Usually, when a venerable member of our nation’s sporting media says something in public about steroids, the message is pretty clear: steroids are awful, only evil cheaters use them and unless we test people to within a hair’s breadth of their life, they will be a scourge upon the land.
Or words to that effect.
ESPN/ABC’s Brent Musburger spoke to students at the University of Montana recently, and he didn’t take that route:
“Here’s the truth about steroids: They work . . .I’ve had somebody say that, you know, steroids should be banned
because they’re not healthy for you. Let’s go find out. What do the doctors actually think about anabolic
steroids and the use by athletes? Don’t have a preconceived notion that
this is right or this is wrong.”
He went on to say that while anabolic steroids have no place in high school athletics, “I think
under the proper care and doctor’s advice, they could be used at the
professional level,”
This will likely have a lot of you fuming, but after reading the whole story I think he makes a lot of sense. It is undisputed that steroids do, in certain situations, bring with them medical benefits. The biggest problem with steroids — aside from the fact that using them violates the rules — is that they can be dangerous if abused or overused.
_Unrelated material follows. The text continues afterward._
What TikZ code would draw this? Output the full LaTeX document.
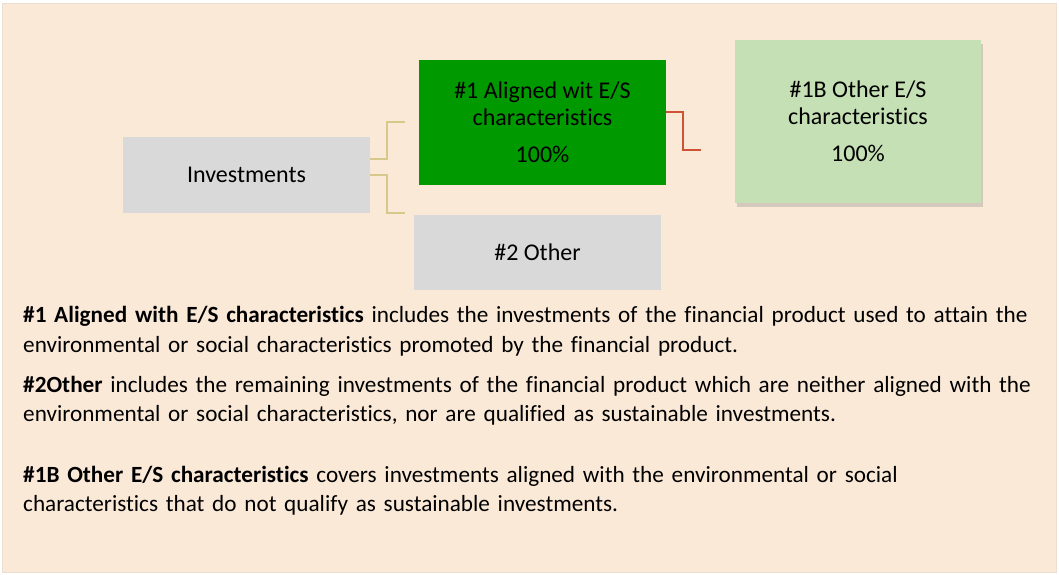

But what if we had good evidence that, if taken in X dosage by someone in good health, they weren’t harmful at all? What if, under proper medical supervision, they proved to be no different than cortisone shots and vitamin regimens and things like that? Or, if you want to get right down to it, what if they posed risks, but risks that were reasonable enough to where weighing them against the potential to make millions playing sports made taking them worth it?
We don’t have good enough information on this because there haven’t — at least as far as I know — been comprehensive studies in which the effects were tested on healthy, athletic adults. A lot of the reason there hasn’t been such tests, I bet, is because there’s such a stigma and hysteria attached to them.
I tend to think that the stigma is irrational, but I’d really like to know how irrational it is, if at all. And if it’s not irrational — i.e. if there was a safe dosage or use pattern of PEDs that athletes and trainers and/or doctors could adhere to and which could be monitored — what then is the problem?
So no matter how much controversy Musburger has caused — and I sense that he’s caused a fair bit — I think he’s simply making sense here.
Even more sense are his comments about being wary of journalists who seem so darn certain about steroids, one way or the other. How there can be such certainty that the stuff is the devil’s doing without there being much evidence about it never ceases to amaze me.
Anyway, just more food for thought on a topic that I find rather nourishing on an intellectual and ethical level.